The plucked mangoes first needed to be soaked in water to loosen the heat. “Jaake nahaale, dimaag thanda ho jayega”, she often told us when we were in a bad mood. Next, a few mangoes were picked and kept aside. “Nirashayen dyan se chun lo, aur baaki sab chod do. Jo bhoj banne ke laayak hai, sirf wohi apne paas rakhlo”, was another common motto. Once the mangoes were picked, they were cut and diced. Some bits were kept and some bits were thrown. “Abhi ke liye bass itna dukh kaafi hai.” Then the diced mangoes were mixed in spice, brine and chillis, and poured into pickle containers where they would rest under the tight covers of a muslin cloth. “Apne dukhon ka acchar banaon; phir milenge unhe.” And of course, the tight muslin cloth was my mother, who made sure our disappointments never spilled over the edges.
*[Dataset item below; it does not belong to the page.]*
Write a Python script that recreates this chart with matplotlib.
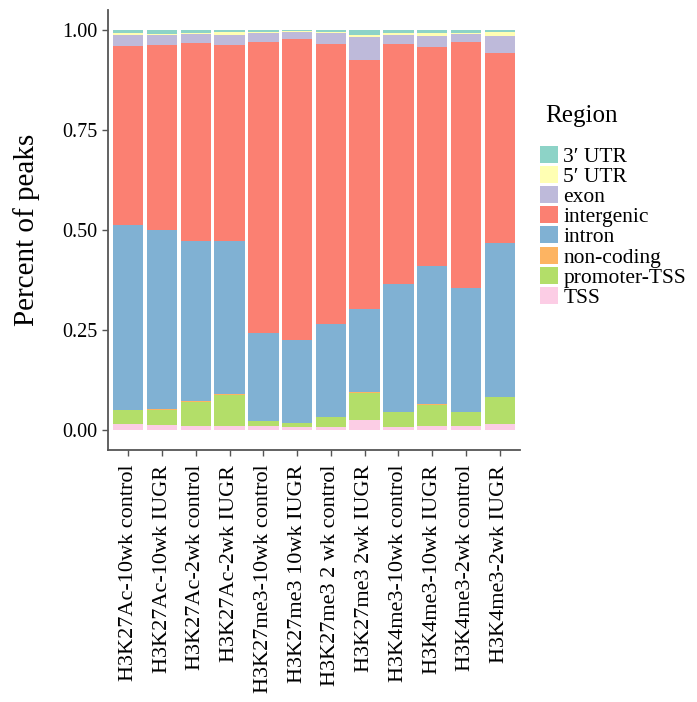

Summer holidays were especially a time where disappointment bloomed along with the mangoes in our orchard, both ours and mama’s. All the happy times were shadowed by the stark reality that I had to go back to the nuns once it was over. Summers marked all the holidays that everyone else went on, but the ones that we never went on. Summer meant that we spent more time improvising than ever. Summer was hell, summer was horrible and soaking wet. Summer was a lot of our disappointment and some of hers. Summer meant staying back in a house for two months with people that were never really our own.
Summer was just a hot amplifier for the misery that we nurtured- the ones we didn’t learn how to pickle.
Meher Kaliyaadan
Latest posts by Meher Kaliyaadan (see all)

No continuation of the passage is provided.